Exactly retype the lines from the one containing "Generate a Python" through the one containing "plt.rcParams['font.family'] = ['Liberation"; both ends count, pictures do not.

-------- Information shown --------

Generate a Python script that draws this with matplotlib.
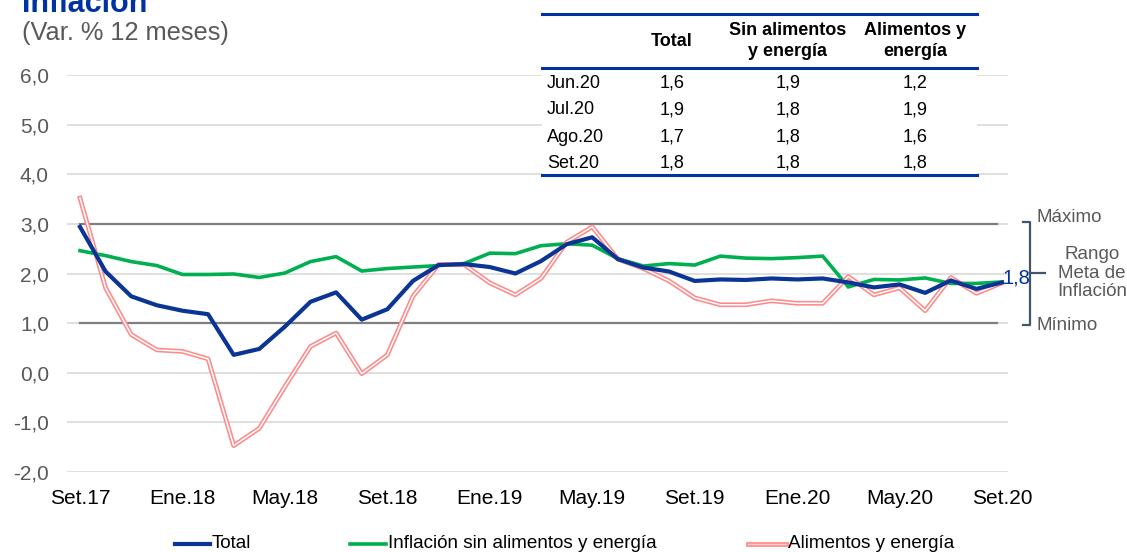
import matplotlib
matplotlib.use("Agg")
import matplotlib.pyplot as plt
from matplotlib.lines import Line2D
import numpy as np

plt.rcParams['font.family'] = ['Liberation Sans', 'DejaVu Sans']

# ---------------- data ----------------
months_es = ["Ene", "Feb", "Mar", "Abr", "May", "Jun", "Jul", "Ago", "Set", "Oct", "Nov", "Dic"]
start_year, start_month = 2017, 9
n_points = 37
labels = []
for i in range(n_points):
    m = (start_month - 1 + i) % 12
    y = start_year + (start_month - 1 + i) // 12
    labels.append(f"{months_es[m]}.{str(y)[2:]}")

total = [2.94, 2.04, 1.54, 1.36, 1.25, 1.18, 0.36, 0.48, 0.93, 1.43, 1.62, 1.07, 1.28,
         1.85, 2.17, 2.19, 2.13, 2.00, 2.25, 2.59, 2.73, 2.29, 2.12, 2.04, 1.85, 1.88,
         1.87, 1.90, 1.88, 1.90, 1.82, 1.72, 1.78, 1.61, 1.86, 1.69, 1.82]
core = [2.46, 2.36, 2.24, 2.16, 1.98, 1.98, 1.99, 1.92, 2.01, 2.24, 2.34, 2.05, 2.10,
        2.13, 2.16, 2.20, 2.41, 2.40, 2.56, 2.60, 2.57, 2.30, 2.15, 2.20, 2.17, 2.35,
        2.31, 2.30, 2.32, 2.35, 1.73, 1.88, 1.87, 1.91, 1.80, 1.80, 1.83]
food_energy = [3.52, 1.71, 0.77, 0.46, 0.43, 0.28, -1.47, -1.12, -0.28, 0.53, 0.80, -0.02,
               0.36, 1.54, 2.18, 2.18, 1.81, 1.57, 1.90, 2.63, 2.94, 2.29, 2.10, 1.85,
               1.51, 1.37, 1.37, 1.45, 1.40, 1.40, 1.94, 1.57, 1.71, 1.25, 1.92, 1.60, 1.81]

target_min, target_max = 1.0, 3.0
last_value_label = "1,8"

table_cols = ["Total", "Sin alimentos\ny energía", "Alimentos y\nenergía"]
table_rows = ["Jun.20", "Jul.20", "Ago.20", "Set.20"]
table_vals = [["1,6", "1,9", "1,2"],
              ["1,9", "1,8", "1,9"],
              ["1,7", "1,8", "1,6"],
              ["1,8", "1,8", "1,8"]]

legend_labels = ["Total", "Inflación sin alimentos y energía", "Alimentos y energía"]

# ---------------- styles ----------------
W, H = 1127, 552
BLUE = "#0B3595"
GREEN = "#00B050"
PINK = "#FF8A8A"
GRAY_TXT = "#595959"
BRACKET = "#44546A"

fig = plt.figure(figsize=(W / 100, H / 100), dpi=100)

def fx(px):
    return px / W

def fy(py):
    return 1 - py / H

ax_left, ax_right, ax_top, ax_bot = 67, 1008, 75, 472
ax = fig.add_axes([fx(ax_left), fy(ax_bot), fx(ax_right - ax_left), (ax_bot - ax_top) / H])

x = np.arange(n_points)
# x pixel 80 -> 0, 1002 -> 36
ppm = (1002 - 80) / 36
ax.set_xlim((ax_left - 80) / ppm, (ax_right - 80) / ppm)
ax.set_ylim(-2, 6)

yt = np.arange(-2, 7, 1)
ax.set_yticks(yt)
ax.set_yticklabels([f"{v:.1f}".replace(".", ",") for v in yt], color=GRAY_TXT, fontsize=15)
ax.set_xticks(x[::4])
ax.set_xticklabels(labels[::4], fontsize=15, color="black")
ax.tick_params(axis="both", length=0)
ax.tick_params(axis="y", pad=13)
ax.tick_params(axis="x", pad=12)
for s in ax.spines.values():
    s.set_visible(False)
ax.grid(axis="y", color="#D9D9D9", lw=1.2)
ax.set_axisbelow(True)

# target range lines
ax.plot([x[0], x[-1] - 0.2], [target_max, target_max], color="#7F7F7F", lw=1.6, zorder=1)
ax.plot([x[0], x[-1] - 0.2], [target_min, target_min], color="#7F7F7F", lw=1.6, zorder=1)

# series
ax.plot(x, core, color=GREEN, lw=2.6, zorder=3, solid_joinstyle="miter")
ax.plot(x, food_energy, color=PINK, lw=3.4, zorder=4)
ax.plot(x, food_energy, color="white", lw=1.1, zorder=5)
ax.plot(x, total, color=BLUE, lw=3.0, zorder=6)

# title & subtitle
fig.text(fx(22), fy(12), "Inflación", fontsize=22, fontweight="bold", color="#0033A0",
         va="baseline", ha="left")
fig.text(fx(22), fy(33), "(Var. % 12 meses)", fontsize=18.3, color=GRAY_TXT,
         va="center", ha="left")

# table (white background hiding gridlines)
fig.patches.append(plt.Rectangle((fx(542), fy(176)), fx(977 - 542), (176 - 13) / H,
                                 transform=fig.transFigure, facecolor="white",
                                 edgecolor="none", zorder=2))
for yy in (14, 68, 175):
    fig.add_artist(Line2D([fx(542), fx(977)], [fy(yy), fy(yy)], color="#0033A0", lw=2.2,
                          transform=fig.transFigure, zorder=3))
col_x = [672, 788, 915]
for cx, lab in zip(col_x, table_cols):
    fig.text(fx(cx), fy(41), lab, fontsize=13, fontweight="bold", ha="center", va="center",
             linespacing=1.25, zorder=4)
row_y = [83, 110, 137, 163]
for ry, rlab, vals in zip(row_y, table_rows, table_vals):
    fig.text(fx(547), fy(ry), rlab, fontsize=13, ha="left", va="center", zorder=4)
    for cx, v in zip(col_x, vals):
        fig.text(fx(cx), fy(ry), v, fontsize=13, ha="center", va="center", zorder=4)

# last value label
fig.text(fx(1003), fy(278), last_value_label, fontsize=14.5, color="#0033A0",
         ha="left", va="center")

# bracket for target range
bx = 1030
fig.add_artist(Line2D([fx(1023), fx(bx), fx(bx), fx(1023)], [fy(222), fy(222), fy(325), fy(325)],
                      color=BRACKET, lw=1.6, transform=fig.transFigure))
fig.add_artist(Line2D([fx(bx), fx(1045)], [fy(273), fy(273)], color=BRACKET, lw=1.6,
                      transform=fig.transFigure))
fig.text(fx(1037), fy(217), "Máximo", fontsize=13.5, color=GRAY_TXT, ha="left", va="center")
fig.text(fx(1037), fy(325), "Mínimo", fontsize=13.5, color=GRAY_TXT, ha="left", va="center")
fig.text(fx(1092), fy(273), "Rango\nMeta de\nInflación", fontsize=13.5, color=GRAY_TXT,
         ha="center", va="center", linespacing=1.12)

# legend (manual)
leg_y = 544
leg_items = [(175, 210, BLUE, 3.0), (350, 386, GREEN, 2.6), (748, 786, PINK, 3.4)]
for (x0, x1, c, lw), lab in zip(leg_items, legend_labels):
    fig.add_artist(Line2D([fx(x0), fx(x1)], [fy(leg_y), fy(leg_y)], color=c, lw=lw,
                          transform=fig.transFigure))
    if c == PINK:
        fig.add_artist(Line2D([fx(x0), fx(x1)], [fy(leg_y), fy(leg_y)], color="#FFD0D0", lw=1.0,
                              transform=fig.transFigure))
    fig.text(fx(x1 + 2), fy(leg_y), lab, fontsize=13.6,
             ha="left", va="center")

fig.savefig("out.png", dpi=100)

--------
-------- Information shown --------

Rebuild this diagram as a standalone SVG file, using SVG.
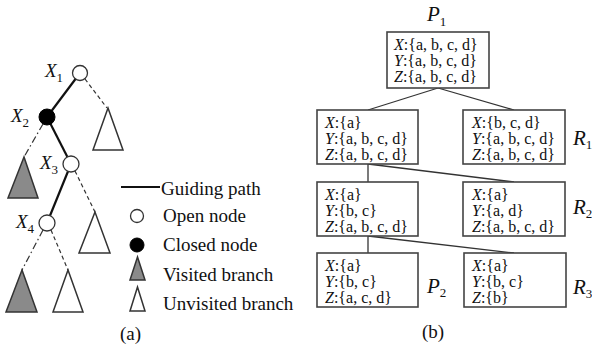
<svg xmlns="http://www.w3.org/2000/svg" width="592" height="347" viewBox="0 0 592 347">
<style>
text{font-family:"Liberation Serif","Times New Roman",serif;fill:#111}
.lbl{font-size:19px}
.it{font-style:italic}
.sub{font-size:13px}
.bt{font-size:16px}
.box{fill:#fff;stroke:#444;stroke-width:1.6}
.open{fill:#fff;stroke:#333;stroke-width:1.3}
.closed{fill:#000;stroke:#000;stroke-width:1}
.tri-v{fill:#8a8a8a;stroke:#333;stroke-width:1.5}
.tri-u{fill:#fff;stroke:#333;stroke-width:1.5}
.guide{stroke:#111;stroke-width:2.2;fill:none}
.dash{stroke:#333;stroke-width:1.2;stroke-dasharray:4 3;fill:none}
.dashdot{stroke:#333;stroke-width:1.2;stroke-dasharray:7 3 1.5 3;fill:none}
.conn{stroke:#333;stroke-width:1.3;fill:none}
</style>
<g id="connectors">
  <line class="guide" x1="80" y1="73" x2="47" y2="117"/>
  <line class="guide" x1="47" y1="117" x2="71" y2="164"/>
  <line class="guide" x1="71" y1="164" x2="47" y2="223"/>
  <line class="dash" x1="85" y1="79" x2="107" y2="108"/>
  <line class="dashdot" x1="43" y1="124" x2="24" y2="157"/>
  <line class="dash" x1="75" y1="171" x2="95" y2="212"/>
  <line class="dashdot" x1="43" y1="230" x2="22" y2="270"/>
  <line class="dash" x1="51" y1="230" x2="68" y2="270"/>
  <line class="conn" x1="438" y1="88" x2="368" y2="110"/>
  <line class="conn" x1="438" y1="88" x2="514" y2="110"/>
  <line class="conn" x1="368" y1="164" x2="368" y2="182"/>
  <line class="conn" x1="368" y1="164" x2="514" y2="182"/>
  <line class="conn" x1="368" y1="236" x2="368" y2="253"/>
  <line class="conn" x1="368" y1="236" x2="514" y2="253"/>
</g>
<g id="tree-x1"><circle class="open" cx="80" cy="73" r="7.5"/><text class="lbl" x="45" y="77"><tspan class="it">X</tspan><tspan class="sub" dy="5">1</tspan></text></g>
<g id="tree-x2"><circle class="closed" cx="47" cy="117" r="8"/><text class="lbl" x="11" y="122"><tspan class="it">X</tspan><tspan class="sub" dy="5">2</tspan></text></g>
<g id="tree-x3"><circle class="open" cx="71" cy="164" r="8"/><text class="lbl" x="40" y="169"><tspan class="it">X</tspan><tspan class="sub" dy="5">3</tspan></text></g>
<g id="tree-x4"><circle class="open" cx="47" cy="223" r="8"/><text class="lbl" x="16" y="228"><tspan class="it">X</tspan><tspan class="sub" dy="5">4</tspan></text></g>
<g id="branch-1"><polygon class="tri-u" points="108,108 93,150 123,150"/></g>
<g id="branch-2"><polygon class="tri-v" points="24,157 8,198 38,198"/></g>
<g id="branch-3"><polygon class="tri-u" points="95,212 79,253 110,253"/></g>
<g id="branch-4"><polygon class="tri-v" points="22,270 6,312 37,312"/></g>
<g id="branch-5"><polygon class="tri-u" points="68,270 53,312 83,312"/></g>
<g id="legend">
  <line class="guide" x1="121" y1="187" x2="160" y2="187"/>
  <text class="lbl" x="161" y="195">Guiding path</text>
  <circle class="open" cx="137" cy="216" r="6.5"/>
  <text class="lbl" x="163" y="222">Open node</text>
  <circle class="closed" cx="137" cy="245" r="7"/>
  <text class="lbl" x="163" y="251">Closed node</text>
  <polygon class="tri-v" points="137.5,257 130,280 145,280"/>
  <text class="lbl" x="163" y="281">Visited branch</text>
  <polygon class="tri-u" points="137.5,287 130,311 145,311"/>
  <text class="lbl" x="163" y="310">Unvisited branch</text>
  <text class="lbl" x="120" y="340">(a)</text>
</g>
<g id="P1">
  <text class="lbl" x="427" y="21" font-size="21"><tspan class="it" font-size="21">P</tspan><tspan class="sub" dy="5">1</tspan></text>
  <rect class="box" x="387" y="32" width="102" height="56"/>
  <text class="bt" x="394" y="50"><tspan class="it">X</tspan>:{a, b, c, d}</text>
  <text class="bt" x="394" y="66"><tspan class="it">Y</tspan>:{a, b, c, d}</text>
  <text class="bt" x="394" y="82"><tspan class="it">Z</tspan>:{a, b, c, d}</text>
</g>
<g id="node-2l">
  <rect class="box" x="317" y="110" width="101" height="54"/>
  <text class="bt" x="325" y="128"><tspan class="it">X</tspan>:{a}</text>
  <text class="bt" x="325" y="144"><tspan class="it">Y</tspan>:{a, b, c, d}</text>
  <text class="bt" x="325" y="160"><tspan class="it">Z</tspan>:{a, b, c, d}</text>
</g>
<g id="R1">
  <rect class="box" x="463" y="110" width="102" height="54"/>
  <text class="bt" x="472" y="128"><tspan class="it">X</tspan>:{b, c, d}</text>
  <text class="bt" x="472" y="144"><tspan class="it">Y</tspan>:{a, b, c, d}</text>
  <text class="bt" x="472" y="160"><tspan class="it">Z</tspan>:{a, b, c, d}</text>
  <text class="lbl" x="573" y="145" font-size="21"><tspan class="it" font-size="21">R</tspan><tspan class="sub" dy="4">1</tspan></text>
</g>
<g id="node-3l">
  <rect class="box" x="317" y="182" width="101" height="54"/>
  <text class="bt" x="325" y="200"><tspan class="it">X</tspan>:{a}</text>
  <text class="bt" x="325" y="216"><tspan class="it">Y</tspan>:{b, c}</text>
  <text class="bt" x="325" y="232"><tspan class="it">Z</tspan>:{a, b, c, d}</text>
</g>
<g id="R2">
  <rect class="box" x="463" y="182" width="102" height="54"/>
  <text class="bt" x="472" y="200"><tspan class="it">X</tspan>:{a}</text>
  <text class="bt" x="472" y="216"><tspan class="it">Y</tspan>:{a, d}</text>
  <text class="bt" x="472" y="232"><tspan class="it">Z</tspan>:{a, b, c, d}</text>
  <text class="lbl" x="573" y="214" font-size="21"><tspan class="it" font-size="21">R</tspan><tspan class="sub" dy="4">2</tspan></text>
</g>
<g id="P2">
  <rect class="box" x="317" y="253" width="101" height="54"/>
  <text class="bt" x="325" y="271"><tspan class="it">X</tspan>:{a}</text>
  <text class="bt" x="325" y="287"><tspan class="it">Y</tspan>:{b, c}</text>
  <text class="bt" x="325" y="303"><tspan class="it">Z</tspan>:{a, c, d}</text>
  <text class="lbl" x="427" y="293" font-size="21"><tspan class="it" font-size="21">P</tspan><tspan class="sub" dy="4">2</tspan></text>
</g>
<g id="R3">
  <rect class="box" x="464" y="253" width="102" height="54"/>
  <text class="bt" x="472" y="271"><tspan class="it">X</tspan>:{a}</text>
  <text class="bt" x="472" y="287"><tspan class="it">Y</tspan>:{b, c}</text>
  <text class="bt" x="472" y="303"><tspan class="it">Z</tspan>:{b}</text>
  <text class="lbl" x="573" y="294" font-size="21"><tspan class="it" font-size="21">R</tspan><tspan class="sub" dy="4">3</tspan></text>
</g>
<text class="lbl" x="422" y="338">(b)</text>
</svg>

--------

**Reply to the exercise**
Generate a Python script that draws this with matplotlib.
import matplotlib
matplotlib.use("Agg")
import matplotlib.pyplot as plt
from matplotlib.lines import Line2D
import numpy as np

plt.rcParams['font.family'] = ['Liberation Sans', 'DejaVu Sans']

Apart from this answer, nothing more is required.